▸ **INSTRUCTIONS FOR THE TASK**
Skip all pictures. Write out the data below from its first line through the line that contains "const ftsArrow = [2.56, 3.79];".

▸ **DATA EXTRACT**

━━━━━━━━

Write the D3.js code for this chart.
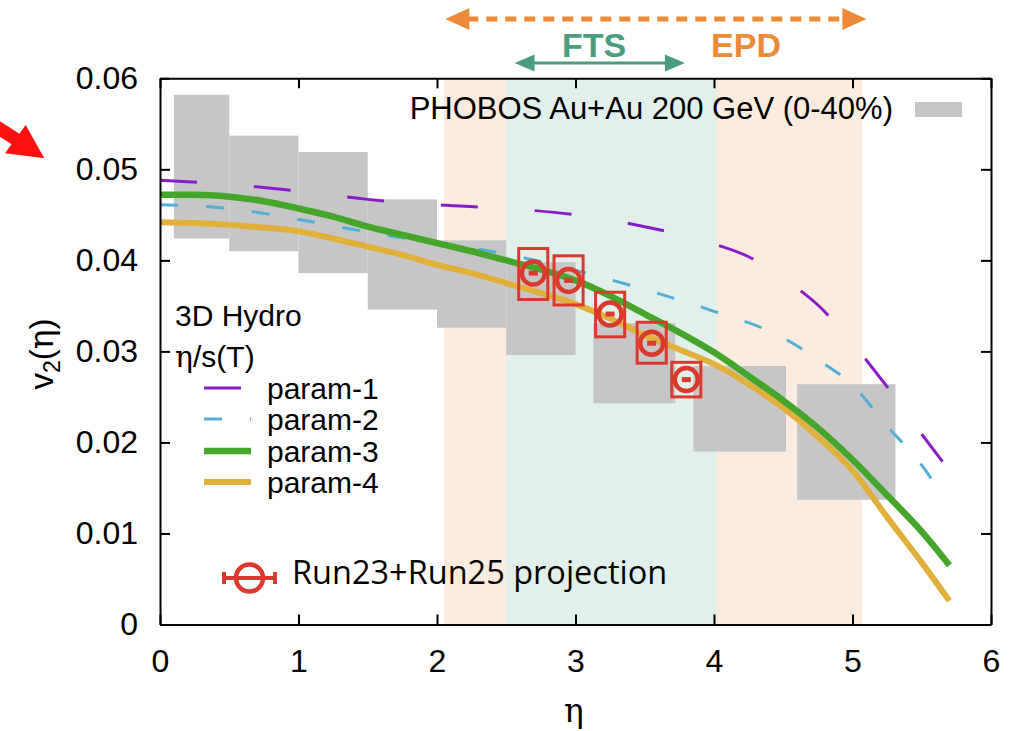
<!DOCTYPE html>
<html><head><meta charset="utf-8">
<script src="https://cdn.jsdelivr.net/npm/d3@7"></script>
<style>body{margin:0;background:#fff} svg{display:block}</style>
</head><body>
<svg id="c" width="1026" height="731"></svg>
<script>
// ---------------- data ----------------
const xTicks = [0, 1, 2, 3, 4, 5, 6];
const yTicks = [0, 0.01, 0.02, 0.03, 0.04, 0.05, 0.06];
const yTickLabels = ["0", "0.01", "0.02", "0.03", "0.04", "0.05", "0.06"];

// detector acceptance bands (eta ranges)
const epdBand = [2.05, 5.07];
const ftsBand = [2.5, 4.02];
const epdArrow = [2.06, 5.10];
const ftsArrow = [2.56, 3.79];

// PHOBOS Au+Au 200 GeV (0-40%) boxes
const phobosEtaLo = [0.10, 0.50, 1.00, 1.50, 2.00, 2.50, 3.13, 3.85, 4.60];
const phobosEtaHi = [0.50, 1.00, 1.50, 2.00, 2.50, 3.00, 3.72, 4.52, 5.31];
const phobosTop   = [0.0582, 0.0537, 0.0519, 0.0467, 0.0422, 0.0398, 0.0331, 0.0284, 0.0264];
const phobosBot   = [0.0424, 0.0410, 0.0386, 0.0346, 0.0326, 0.0296, 0.0243, 0.0190, 0.0137];

// 3D hydro curves
const p1Eta = [0, 0.5, 1.0, 1.5, 2.0, 2.5, 3.0, 3.5, 4.0, 4.25, 4.5, 4.75, 5.0, 5.25, 5.5, 5.65];
const p1V   = [0.0488, 0.04835, 0.0476, 0.0467, 0.0461, 0.0457, 0.0450, 0.0437, 0.0418, 0.0404, 0.0380, 0.0351, 0.0309, 0.0261, 0.0209, 0.0179];
const p2Eta = [0, 0.5, 1.0, 1.5, 2.0, 2.5, 3.0, 3.5, 4.0, 4.5, 4.75, 5.0, 5.25, 5.5, 5.64];
const p2V   = [0.0461, 0.0457, 0.0445, 0.0431, 0.0419, 0.0407, 0.0389, 0.0368, 0.0344, 0.0315, 0.0291, 0.0263, 0.0218, 0.0175, 0.0144];
const p34Eta = [0, 0.25, 0.5, 0.75, 1.0, 1.25, 1.5, 1.75, 2.0, 2.25, 2.5, 2.75, 3.0, 3.25, 3.5, 3.75, 4.0, 4.25, 4.5, 4.75, 5.0, 5.25, 5.5, 5.7];
const p3V   = [0.0472, 0.0472, 0.0470, 0.0465, 0.0457, 0.0448, 0.0437, 0.0428, 0.0419, 0.0410, 0.0400, 0.0390, 0.0378, 0.0361, 0.0341, 0.0321, 0.0299, 0.0273, 0.0246, 0.0216, 0.0181, 0.0142, 0.0102, 0.0065];
const p4V   = [0.0442, 0.0441, 0.0439, 0.0436, 0.0432, 0.0424, 0.0415, 0.0406, 0.0395, 0.0386, 0.0375, 0.0364, 0.0352, 0.0336, 0.0318, 0.0302, 0.0286, 0.0264, 0.0238, 0.0206, 0.0169, 0.0118, 0.0068, 0.0026];

// Run23+Run25 projection
const projEta  = [2.695, 2.95, 3.25, 3.55, 3.80];
const projV    = [0.0386, 0.0378, 0.0341, 0.0309, 0.0269];
const projSysHi = [0.0413, 0.0405, 0.0365, 0.0332, 0.0288];
const projSysLo = [0.0357, 0.0351, 0.0316, 0.0287, 0.0250];
const projEtaHalfWidth = 0.105;

const seriesNames = ["param-1", "param-2", "param-3", "param-4"];

// ---------------- drawing ----------------
const svg = d3.select("#c");
const x = d3.scaleLinear().domain([0, 6]).range([160, 991]);
const y = d3.scaleLinear().domain([0, 0.06]).range([624.5, 78.3]);

const SANS = "'Liberation Sans', Arial, Helvetica, sans-serif";
const SERIF = "'DejaVu Serif', 'Liberation Serif', serif";
const colors = {p1: "#8a1cc8", p2: "#52afd8", p3: "#46a62c", p4: "#e0b03a",
  red: "#d93a2b", gray: "#c6c6c6", epd: "#fbecdf", fts: "#e2f0eb",
  epdText: "#ec8a38", ftsText: "#4a9e7c"};

// bands
svg.append("rect").attr("x", x(epdBand[0])).attr("width", x(epdBand[1]) - x(epdBand[0]))
  .attr("y", y(0.06)).attr("height", y(0) - y(0.06)).attr("fill", colors.epd);
svg.append("rect").attr("x", x(ftsBand[0])).attr("width", x(ftsBand[1]) - x(ftsBand[0]))
  .attr("y", y(0.06)).attr("height", y(0) - y(0.06)).attr("fill", colors.fts);

// PHOBOS boxes
svg.append("g").selectAll("rect").data(phobosEtaLo).join("rect")
  .attr("x", (d, i) => x(phobosEtaLo[i]))
  .attr("width", (d, i) => x(phobosEtaHi[i]) - x(phobosEtaLo[i]))
  .attr("y", (d, i) => y(phobosTop[i]))
  .attr("height", (d, i) => y(phobosBot[i]) - y(phobosTop[i]))
  .attr("fill", colors.gray);

// curves
const line = d3.line().x(d => x(d[0])).y(d => y(d[1])).curve(d3.curveMonotoneX);
const zip = (a, b) => a.map((v, i) => [v, b[i]]);
svg.append("path").attr("d", line(zip(p2Eta, p2V))).attr("fill", "none")
  .attr("stroke", colors.p2).attr("stroke-width", 3).attr("stroke-dasharray", "18,28");
svg.append("path").attr("d", line(zip(p1Eta, p1V))).attr("fill", "none")
  .attr("stroke", colors.p1).attr("stroke-width", 3).attr("stroke-dasharray", "37,57");
svg.append("path").attr("d", line(zip(p34Eta, p4V))).attr("fill", "none")
  .attr("stroke", colors.p4).attr("stroke-width", 6);
svg.append("path").attr("d", line(zip(p34Eta, p3V))).attr("fill", "none")
  .attr("stroke", colors.p3).attr("stroke-width", 6.5);

// projection points
const pg = svg.append("g");
projEta.forEach((e, i) => {
  pg.append("rect").attr("x", x(e - projEtaHalfWidth)).attr("width", x(e + projEtaHalfWidth) - x(e - projEtaHalfWidth))
    .attr("y", y(projSysHi[i])).attr("height", y(projSysLo[i]) - y(projSysHi[i]))
    .attr("fill", "none").attr("stroke", colors.red).attr("stroke-width", 3);
  pg.append("circle").attr("cx", x(e)).attr("cy", y(projV[i])).attr("r", 11.5)
    .attr("fill", "none").attr("stroke", colors.red).attr("stroke-width", 4.5);
  pg.append("line").attr("x1", x(e) - 4.5).attr("x2", x(e) + 4.5)
    .attr("y1", y(projV[i])).attr("y2", y(projV[i]))
    .attr("stroke", colors.red).attr("stroke-width", 5);
});

// axes
function styleAxis(g) {
  g.select(".domain").attr("stroke", "#000").attr("stroke-width", 2);
  g.selectAll(".tick line").attr("stroke", "#000").attr("stroke-width", 2);
  g.selectAll("text").attr("font-family", SANS).attr("font-size", 32).attr("fill", "#000");
}
svg.append("g").attr("transform", `translate(0,${y(0)})`)
  .call(d3.axisBottom(x).tickValues(xTicks).tickSize(-10).tickSizeOuter(0).tickPadding(25).tickFormat(d3.format("d")))
  .call(styleAxis);
svg.append("g").attr("transform", `translate(0,${y(0.06)})`)
  .call(d3.axisTop(x).tickValues(xTicks).tickSize(-10).tickSizeOuter(0).tickFormat(""))
  .call(styleAxis);
svg.append("g").attr("transform", `translate(${x(0)},0)`)
  .call(d3.axisLeft(y).tickValues(yTicks).tickSize(-10).tickSizeOuter(0).tickPadding(22)
    .tickFormat((d, i) => yTickLabels[i]))
  .call(styleAxis);
svg.append("g").attr("transform", `translate(${x(6)},0)`)
  .call(d3.axisRight(y).tickValues(yTicks).tickSize(-10).tickSizeOuter(0).tickFormat(""))
  .call(styleAxis);

// axis titles
svg.append("text").attr("x", 574).attr("y", 722).attr("text-anchor", "middle")
  .attr("font-family", SERIF).attr("font-size", 33).text("η");
const yl = svg.append("text").attr("transform", "translate(53,354) rotate(-90)")
  .attr("text-anchor", "middle").attr("font-family", SANS).attr("font-size", 33);
yl.append("tspan").text("v");
yl.append("tspan").attr("font-size", 23).attr("dy", 7).text("2");
yl.append("tspan").attr("dy", -7).text("(");
yl.append("tspan").attr("font-family", SERIF).text("η");
yl.append("tspan").text(")");

// PHOBOS legend
svg.append("text").attr("x", 893).attr("y", 119).attr("text-anchor", "end")
  .attr("font-family", SANS).attr("font-size", 31).text("PHOBOS Au+Au 200 GeV (0-40%)");
svg.append("rect").attr("x", 915).attr("y", 102).attr("width", 47).attr("height", 15).attr("fill", colors.gray);

// hydro legend
svg.append("text").attr("x", 175).attr("y", 326).attr("font-family", SANS).attr("font-size", 30).text("3D Hydro");
const et = svg.append("text").attr("x", 175).attr("y", 367).attr("font-family", SANS).attr("font-size", 30);
et.append("tspan").attr("font-family", SERIF).text("η");
et.append("tspan").text("/s(T)");
const legY = [388, 419, 451, 482];
const legStyles = [
  {c: colors.p1, w: 3, d: "37,57"}, {c: colors.p2, w: 3, d: "18,28"},
  {c: colors.p3, w: 6.5, d: null}, {c: colors.p4, w: 6, d: null}];
seriesNames.forEach((n, i) => {
  svg.append("line").attr("x1", 204).attr("x2", 251).attr("y1", legY[i]).attr("y2", legY[i])
    .attr("stroke", legStyles[i].c).attr("stroke-width", legStyles[i].w)
    .attr("stroke-dasharray", legStyles[i].d);
  svg.append("text").attr("x", 267).attr("y", legY[i] + 10.5).attr("font-family", SANS)
    .attr("font-size", 30).text(n);
});

// projection legend
svg.append("line").attr("x1", 224).attr("x2", 275).attr("y1", 578).attr("y2", 578)
  .attr("stroke", colors.red).attr("stroke-width", 4);
[224, 275].forEach(px => svg.append("line").attr("x1", px).attr("x2", px).attr("y1", 572).attr("y2", 584)
  .attr("stroke", colors.red).attr("stroke-width", 4));
svg.append("circle").attr("cx", 249.5).attr("cy", 578).attr("r", 13.5).attr("fill", "none")
  .attr("stroke", colors.red).attr("stroke-width", 4.5);
svg.append("text").attr("x", 292).attr("y", 584).attr("font-family", "'Open Sans', sans-serif")
  .attr("font-size", 32.5).text("Run23+Run25 projection");

// detector arrows above plot
function arrow(x1, x2, yy, color, width, dash, hl, hh) {
  svg.append("line").attr("x1", x1 + hl - 2).attr("x2", x2 - hl + 2).attr("y1", yy).attr("y2", yy)
    .attr("stroke", color).attr("stroke-width", width).attr("stroke-dasharray", dash);
  svg.append("path").attr("d", `M${x1},${yy} L${x1 + hl},${yy - hh / 2} L${x1 + hl},${yy + hh / 2} Z`).attr("fill", color);
  svg.append("path").attr("d", `M${x2},${yy} L${x2 - hl},${yy - hh / 2} L${x2 - hl},${yy + hh / 2} Z`).attr("fill", color);
}
arrow(x(epdArrow[0]), x(epdArrow[1]), 19, colors.epdText, 5, "11,8", 24, 22);
arrow(x(ftsArrow[0]), x(ftsArrow[1]), 63, colors.ftsText, 3, null, 20, 17);
svg.append("text").attr("x", 594).attr("y", 57).attr("text-anchor", "middle")
  .attr("font-family", SANS).attr("font-weight", "bold").attr("font-size", 34)
  .attr("fill", colors.ftsText).text("FTS");
svg.append("text").attr("x", 746).attr("y", 57).attr("text-anchor", "middle")
  .attr("font-family", SANS).attr("font-weight", "bold").attr("font-size", 34)
  .attr("fill", colors.epdText).text("EPD");

// red annotation arrow
svg.append("line").attr("x1", -6).attr("y1", 125).attr("x2", 17).attr("y2", 140)
  .attr("stroke", "#ff1111").attr("stroke-width", 13);
svg.append("path").attr("d", "M25.7,125 L44.3,158.3 L5,153.3 Z").attr("fill", "#ff1111");
</script>
</body></html>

━━━━━━━━

▸ **RESPONSE**
Write the D3.js code for this chart.
<!DOCTYPE html>
<html><head><meta charset="utf-8">
<script src="https://cdn.jsdelivr.net/npm/d3@7"></script>
<style>body{margin:0;background:#fff} svg{display:block}</style>
</head><body>
<svg id="c" width="1026" height="731"></svg>
<script>
// ---------------- data ----------------
const xTicks = [0, 1, 2, 3, 4, 5, 6];
const yTicks = [0, 0.01, 0.02, 0.03, 0.04, 0.05, 0.06];
const yTickLabels = ["0", "0.01", "0.02", "0.03", "0.04", "0.05", "0.06"];

// detector acceptance bands (eta ranges)
const epdBand = [2.05, 5.07];
const ftsBand = [2.5, 4.02];
const epdArrow = [2.06, 5.10];
const ftsArrow = [2.56, 3.79];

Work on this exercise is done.